Pour des centrales de même famille que les nôtres, les américains ont choisi avec pragmatisme après examen du très bon vieillissement des matériaux de prolonger jusqu’à 80 ans la durée de production de leurs centrales nucléaires, bénéficiant ainsi des meilleurs prix de revient obtenus par des installations en grande partie amorties. (Les sous-traitants de Boeing payent leur électricité deux fois moins cher que ceux d’Airbus.
Une étude objective sur ce sujet devrait être demandée par le gouvernement à l’ASN, l’IRSN et l’exploitant EDF.
Décider la construction de trois paires d’EPR, tête d’une nouvelle série.

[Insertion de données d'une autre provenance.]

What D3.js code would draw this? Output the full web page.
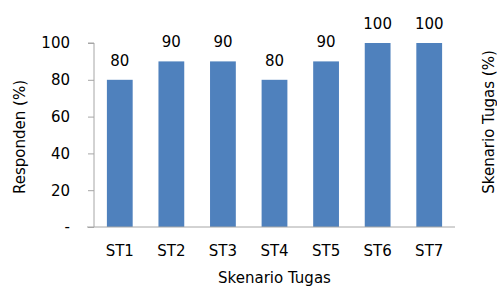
<!DOCTYPE html>
<html><head><meta charset="utf-8">
<script src="https://cdn.jsdelivr.net/npm/d3@7"></script>
<style>body{margin:0;background:#fff}svg{display:block}text{font-family:"DejaVu Sans",sans-serif;fill:#000}</style>
</head><body><svg id="c" width="497" height="288"></svg>
<script>
const categories = ["ST1","ST2","ST3","ST4","ST5","ST6","ST7"];
const values = [80,90,90,80,90,100,100];
const yTicks = [0,20,40,60,80,100];
const yTickLabels = ["-","20","40","60","80","100"];

const svg = d3.select("#c");
const m = {l:94, r:42, t:43, b:61};
const W = 497, H = 288;
const x = d3.scaleBand().domain(categories).range([m.l, W - m.r]).paddingInner(0.5).paddingOuter(0.25);
const y = d3.scaleLinear().domain([0,100]).range([H - m.b, m.t]);
const axisColor = "#a6a6a6";
const fs = 15;

// y axis
const ya = svg.append("g").attr("transform", `translate(${m.l},0)`)
  .call(d3.axisLeft(y).tickValues(yTicks).tickFormat((d,i)=>yTickLabels[i]).tickSize(6).tickPadding(18));
ya.select(".domain").attr("stroke", axisColor).attr("d", `M-6,${y(100)}H0V${y(0)}`);
ya.selectAll(".tick line").attr("stroke", axisColor);
ya.selectAll(".tick text").attr("font-size", fs).attr("font-family", "DejaVu Sans").attr("fill","#000");

// bars
svg.append("g").selectAll("rect").data(values).join("rect")
  .attr("x", (d,i)=>x(categories[i])).attr("width", x.bandwidth())
  .attr("y", d=>y(d)).attr("height", d=>y(0)-y(d)).attr("fill", "#4f81bd");

// value labels
svg.append("g").selectAll("text").data(values).join("text")
  .attr("x", (d,i)=>x(categories[i]) + x.bandwidth()/2).attr("y", d=>y(d)-14)
  .attr("text-anchor","middle").attr("font-size", fs).text(d=>d);

// x axis
const xa = svg.append("g").attr("transform", `translate(0,${y(0)})`)
  .call(d3.axisBottom(x).tickSize(0).tickPadding(18));
xa.select(".domain").attr("stroke", axisColor).attr("d", `M${m.l - 7},0H${W - m.r}`);
xa.selectAll(".tick text").attr("font-size", fs).attr("font-family", "DejaVu Sans").attr("fill","#000");

// titles
svg.append("text").attr("x", (m.l + W - m.r)/2).attr("y", 283).attr("text-anchor","middle").attr("font-size", fs).text("Skenario Tugas");
svg.append("text").attr("transform", `translate(25,137) rotate(-90)`).attr("text-anchor","middle").attr("font-size", fs).text("Responden (%)");
svg.append("text").attr("transform", `translate(494,122) rotate(-90)`).attr("text-anchor","middle").attr("font-size", fs).text("Skenario Tugas (%)");
</script></body></html>
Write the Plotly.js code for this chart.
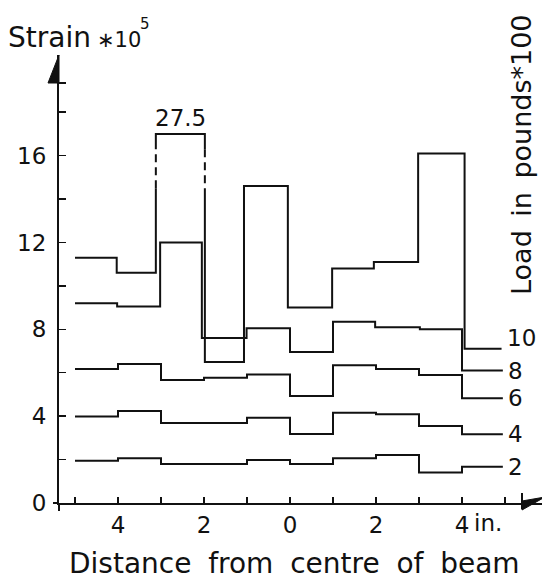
<!DOCTYPE html>
<html><head><meta charset="utf-8">
<script src="https://cdn.plot.ly/plotly-3.0.1.min.js"></script>
<style>html,body{margin:0;padding:0;background:#fff}</style>
</head><body><div id="chart" style="width:542px;height:581px"></div>
<script>
// ---- data ----
const loadLabels = ['10', '8', '6', '4', '2'];
const edges10 = [-5.0, -4.03, -3.12, -1.98, -1.07, -0.05, 0.98, 1.95, 2.98, 4.06, 4.92];
const strain10 = [11.3, 10.6, 27.5, 6.5, 14.6, 9.0, 10.8, 11.1, 16.1, 7.1];
const edges8 = [-5.0, -4.02, -3.02, -2.05, -1.01, 0.0, 1.0, 1.98, 3.02, 4.0, 4.95];
const strain8 = [9.2, 9.05, 12.0, 7.6, 8.05, 6.95, 8.35, 8.1, 8.0, 6.1];
const edgesLow = [-5, -4, -3, -2, -1, 0, 1, 2, 3, 4, 4.95];
const strain6 = [6.17, 6.4, 5.67, 5.77, 5.92, 4.93, 6.35, 6.17, 5.9, 4.83];
const strain4 = [3.98, 4.24, 3.68, 3.68, 3.93, 3.18, 4.16, 4.09, 3.55, 3.17];
const strain2 = [1.95, 2.06, 1.8, 1.8, 1.98, 1.8, 2.06, 2.21, 1.4, 1.67];
const xTickVals = [-5, -4, -3, -2, -1, 0, 1, 2, 3, 4, 5];
const xTickText = ['', '4', '', '2', '', '0', '', '2', '', '4', ''];
const yTickVals = [0, 2, 4, 6, 8, 10, 12, 14, 16, 18];
const yTickText = ['0', '', '4', '', '8', '', '12', '', '16', ''];

// ---- drawing settings (off-scale bar is drawn broken) ----
const clipTop = 17, breakFrom = 14.5, breakTo = 16.3;
const FONT = 'DejaVu Sans, Liberation Sans, Arial, sans-serif';
const INK = '#111';

function stepXY(e, v) {
  const x = [], y = [];
  for (let i = 0; i < v.length; i++) {
    const val = Math.min(v[i], clipTop);
    if (i > 0) {
      const prev = Math.min(v[i - 1], clipTop);
      const lo = Math.min(prev, val);
      if ((v[i] > clipTop || v[i - 1] > clipTop) && lo < breakFrom) {
        if (prev < val) { x.push(e[i], null, e[i]); y.push(breakFrom, null, breakTo); }
        else { x.push(e[i], null, e[i]); y.push(breakTo, null, breakFrom); }
      }
    }
    x.push(e[i], e[i + 1]); y.push(val, val);
  }
  return { x, y };
}
function dashedXY(e, v) {
  const x = [], y = [];
  for (let i = 0; i < v.length; i++) {
    if (v[i] > clipTop) {
      x.push(e[i], e[i], null, e[i + 1], e[i + 1], null);
      y.push(breakFrom, breakTo, null, breakTo, breakFrom, null);
    }
  }
  return { x, y };
}

const series = [
  [edges10, strain10], [edges8, strain8], [edgesLow, strain6], [edgesLow, strain4], [edgesLow, strain2]
];
const traces = [];
series.forEach(([e, v], k) => {
  const s = stepXY(e, v);
  traces.push({ x: s.x, y: s.y, mode: 'lines', line: { color: INK, width: 2 }, connectgaps: false, hoverinfo: 'skip', name: loadLabels[k] });
  const d = dashedXY(e, v);
  if (d.x.length) traces.push({ x: d.x, y: d.y, mode: 'lines', line: { color: INK, width: 2, dash: '8px,5px' }, hoverinfo: 'skip' });
});

// paper-coordinate helpers (plot area: x 59..542, y 55..503)
const L = 59, R = 542, T = 55, B = 503;
const px = p => (p - L) / (R - L);
const py = p => (B - p) / (B - T);

const annotations = [];
series.forEach(([e, v], k) => {
  annotations.push({
    x: e[e.length - 1], y: v[v.length - 1], xref: 'x', yref: 'y', text: loadLabels[k],
    xanchor: 'left', yanchor: k === 0 ? 'bottom' : 'middle', xshift: 3, yshift: k === 0 ? -4 : 0,
    showarrow: false, font: { family: FONT, size: 23, color: INK }
  });
});
strain10.forEach((v, i) => {
  if (v > clipTop) annotations.push({
    x: (edges10[i] + edges10[i + 1]) / 2, y: clipTop, xref: 'x', yref: 'y', text: String(v),
    yanchor: 'bottom', showarrow: false, yshift: 1, font: { family: FONT, size: 23, color: INK }
  });
});
annotations.push(
  { x: px(6), y: py(37), xref: 'paper', yref: 'paper', xanchor: 'left', yanchor: 'middle', showarrow: false,
    text: "Strain", font: { family: FONT, size: 28, color: INK } },
  { x: px(95), y: py(40), xref: 'paper', yref: 'paper', xanchor: 'left', yanchor: 'middle', showarrow: false,
    text: "\u221710", font: { family: FONT, size: 21, color: INK } },
  { x: px(138), y: py(24), xref: 'paper', yref: 'paper', xanchor: 'left', yanchor: 'middle', showarrow: false,
    text: "5", font: { family: FONT, size: 15, color: INK } },
  { x: px(521), y: py(155), xref: 'paper', yref: 'paper', xanchor: 'center', yanchor: 'middle', showarrow: false, textangle: -90,
    text: "Load\u2002in\u2002pounds*100", font: { family: FONT, size: 27, color: INK } },
  { x: px(294), y: py(563), xref: 'paper', yref: 'paper', xanchor: 'center', yanchor: 'middle', showarrow: false,
    text: "Distance\u2002\u200Afrom\u2002\u200Acentre\u2002\u200Aof\u2002\u200Abeam", font: { family: FONT, size: 28, color: INK } },
  { x: 4, y: py(523), xref: 'x', yref: 'paper', xanchor: 'left', yanchor: 'middle', xshift: 10, showarrow: false,
    text: "in.", font: { family: FONT, size: 23, color: INK } }
);

const shapes = [
  { type: 'path', xref: 'paper', yref: 'paper', path: `M ${px(59)} ${py(55)} L ${px(48)} ${py(83)} L ${px(59)} ${py(83)} Z`, fillcolor: INK, line: { color: INK, width: 1 } },
  { type: 'line', xref: 'paper', yref: 'paper', x0: px(59), x1: px(66), y0: py(83), y1: py(83), line: { color: INK, width: 2 } },
  { type: 'line', xref: 'paper', yref: 'paper', x0: px(59), x1: px(59), y0: py(503), y1: py(511), line: { color: INK, width: 2 } },
  { type: 'line', xref: 'paper', yref: 'paper', x0: px(53), x1: px(59), y0: py(503), y1: py(503), line: { color: INK, width: 2 } },
  { type: 'line', xref: 'paper', yref: 'paper', x0: px(522), x1: px(522), y0: py(493), y1: py(509), line: { color: INK, width: 2 } },
  { type: 'path', xref: 'paper', yref: 'paper', path: `M ${px(522)} ${py(501)} L ${px(522)} ${py(510)} L ${px(545)} ${py(497)} Z`, fillcolor: INK, line: { color: INK, width: 1 } }
];

const layout = {
  width: 542, height: 581,
  margin: { l: L, r: 542 - R, t: T, b: 581 - B, pad: 0 },
  paper_bgcolor: '#fff', plot_bgcolor: 'rgba(0,0,0,0)',
  showlegend: false,
  xaxis: {
    range: [(L - 290) / 43, (R - 290) / 43], showgrid: false, zeroline: false,
    showline: true, linecolor: INK, linewidth: 2,
    ticks: 'inside', ticklen: 6, tickwidth: 1.5, tickcolor: INK,
    tickvals: xTickVals, ticktext: xTickText, ticklabelstandoff: 0,
    tickfont: { family: FONT, size: 23, color: INK }, fixedrange: true
  },
  yaxis: {
    range: [0, (B - T) / 21.71], showgrid: false, zeroline: false,
    showline: true, linecolor: INK, linewidth: 2,
    ticks: 'inside', ticklen: 7, tickwidth: 1.5, tickcolor: INK,
    tickvals: yTickVals, ticktext: yTickText, ticklabelstandoff: 6,
    tickfont: { family: FONT, size: 23, color: INK }, fixedrange: true
  },
  annotations, shapes
};
Plotly.newPlot('chart', traces, layout, { staticPlot: true });
</script></body></html>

EDF a présenté cette année au gouvernement un projet de construction de 6 EPR qui pourraient être mis en service entre 2036 et 2040. Les prévisions de leur prix de revient et des prix de marché sont compatibles. Comme l’a démontré l’épisode du confinement pour les sportifs, il n’y a pas de pire management que de condamner à ne pas faire jouer une équipe entrainée et mobilisée pour réussir un challenge sans aucune perspective crédible d’avenir.
Conclusion
Pour peu que les politiques sachent décider, ce qui est leur responsabilité, les ingénieurs français ont déjà démontré que leur collectivité sait réussir de grands projets. Ils sont prêts à contribuer à la réussite de la transition énergétique de la France.